Florida Democrats have long struggled to match their counterparts across the aisle when it comes to political organizing, which may explain why the Republican Party has had a stranglehold on power in the Sunshine State for better than two decades, controlling both chambers of the state house and the governor’s mansion since 1999.
Heading into the 2022 midterm elections, things are not looking much better. In fact, according to The Hill, Democrats “are confronting an increasingly bleak outlook in Florida.”
Of the many obstacles the party faces, voter registration numbers top the list. Democrats have long held the advantage but it’s quickly fading, dropping from about 100,000 at the beginning of the year to less than 24,000, the online political news site reported, pointing out that in 2008, when Barack Obama won Florida by about 200,000 votes, “there were nearly 700,000 more registered Democrats in the state than Republicans.”
Almost as if coming from left field, no pun intended, Republican leaders in the state suddenly put a premium on voter registration and it’s clearly paying dividends. While it’s been a strength of Democrats, the party is reportedly engaged in a renewed effort to keep pace. One such effort involves Orlando-based Democratic state Rep. Anna Eskamani, who took a page from Stacey Abrams’ playbook in Georgia in using her political committee People Power For Florida to make a voter registration push.
Keep in mind that former President Donald Trump increased his margin of victory in Florida in 2020 over 2016, easily defeating President Joe Biden 51.2% to 47.9%. That’s a million more votes than Trump received when he beat Hillary Clinton in 2016 49% to 47.8%. These results make it that much harder for people to accept the overall outcome of the 2020 election.
The Hill also said Florida Democrats are “facing a yawning fundraising gap with the Florida GOP,” and are also “facing daunting structural challenges, including Republican-led redistricting and a controversial new election law pushed by Gov.
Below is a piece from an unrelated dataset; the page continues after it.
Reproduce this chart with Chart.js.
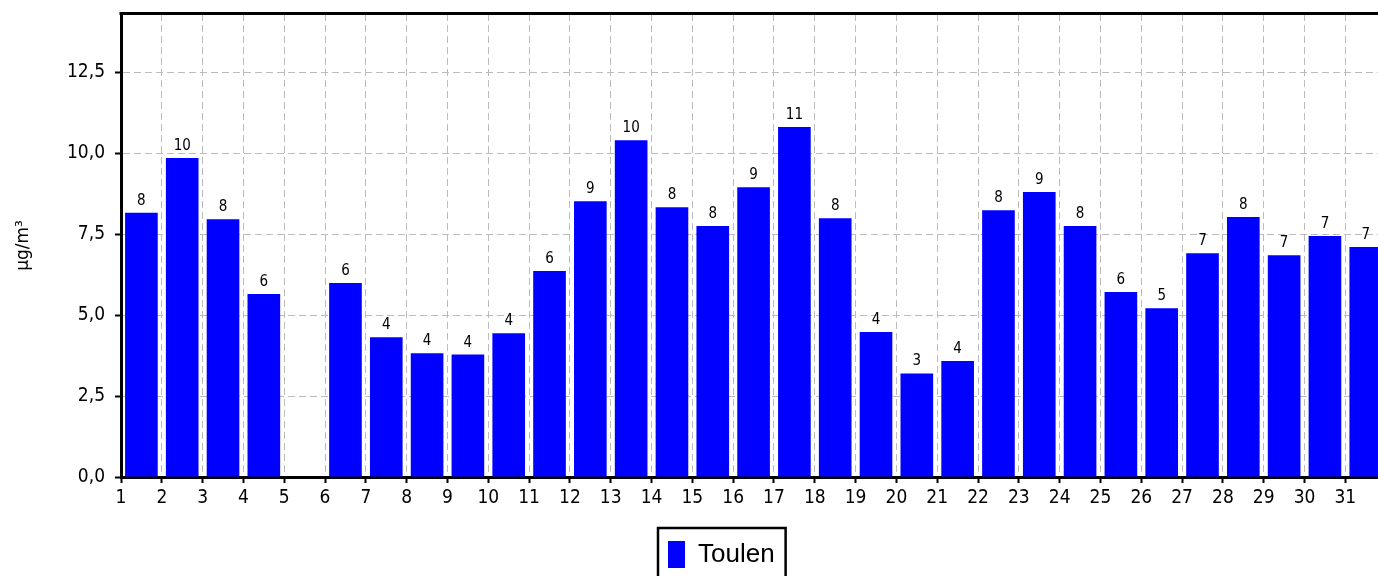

Ron DeSantis that puts new restrictions on the collection of mail-in ballots and the use of drop boxes.” (See ballot harvesting.)
“It feels a little bit like we’re kind of set up to fail,” one Florida Democratic official was quoted in the article. “It’s not any one person’s fault. A lot of these problems have existed for years. But for a party that has been decimated in the last few elections and especially the last one, I’m not seeing a sense of urgency yet.”
Last year, Florida Democratic Party chairwoman Terrie Rizzo announced that she wouldn’t seek another term after the election setbacks in 2020. Not only did Trump win by a greater margin, the party lost the governor’s race in 2018, with DeSantis narrowly defeating Andrew Gillum — who would be found unconscious a few months later in a Miami Beach hotel with a male prostitute and drugs — and a U.S. Senate seat, with former Republican Gov. Rick Scott defeating longtime Democratic incumbent Sen. Bill Nelson
Rizzo was elected to run the party in Dec. 2017 as a replacement for then-chairman Stephen Bittel, who abruptly quit after a year on the job amid workplace harassment allegations.
As for the money woes, the Florida Democratic Party ended 2020 sitting on $800,000 in bills it could not pay, according to Florida Politics, which reported that things got so bad that Blue Cross and Blue Shield of Florida “canceled health insurance coverage for party employees.”
“I knew going in that things were going to be bad. I just didn’t think they were this bad,” current party chair Manny Diaz said at the time, according to the website.
As for the possibility of things getting better in 2021, earlier this year Florida Senate Democrats were embroiled in controversial infighting, ousting the leader in place in favor of another choice.
Looking ahead to the 2022 midterm elections, Democrats are looking to prevent DeSantis from being reelected, and defeat U.S. Sen. Marco Rubio, R-Fla.
State Agriculture Commissioner Nikki Fried and U.S. Rep. Charlie Crist, D-Fla., are vying to be the Democratic nominee to take on DeSantis. Crist served as governor of Florida from 2007 to 2011, running as a Republican before switching to an Independent in 2010. Two years later, he became a Democrat — a feat that earned him the reputation of being a chameleon, or political opportunist. The viability of these potential matchups will be bolstered by the state and national media almost certainly pushing all in to help defeat the popular Republican governor.
U.S. Rep. Val Demings, D-Fla., one of House Speaker Nancy Pelosi’s impeachment managers, is the frontrunner to take on Rubio. Demings, a former police chief who once received a “written censure” for not properly securing her agency-issued 9 mm Sig Sauer in her unlocked car, which was subsequently stolen, lacks dazzle and experience. If the GOP senator can’t hold his own in this contest, it says more about him than Demings.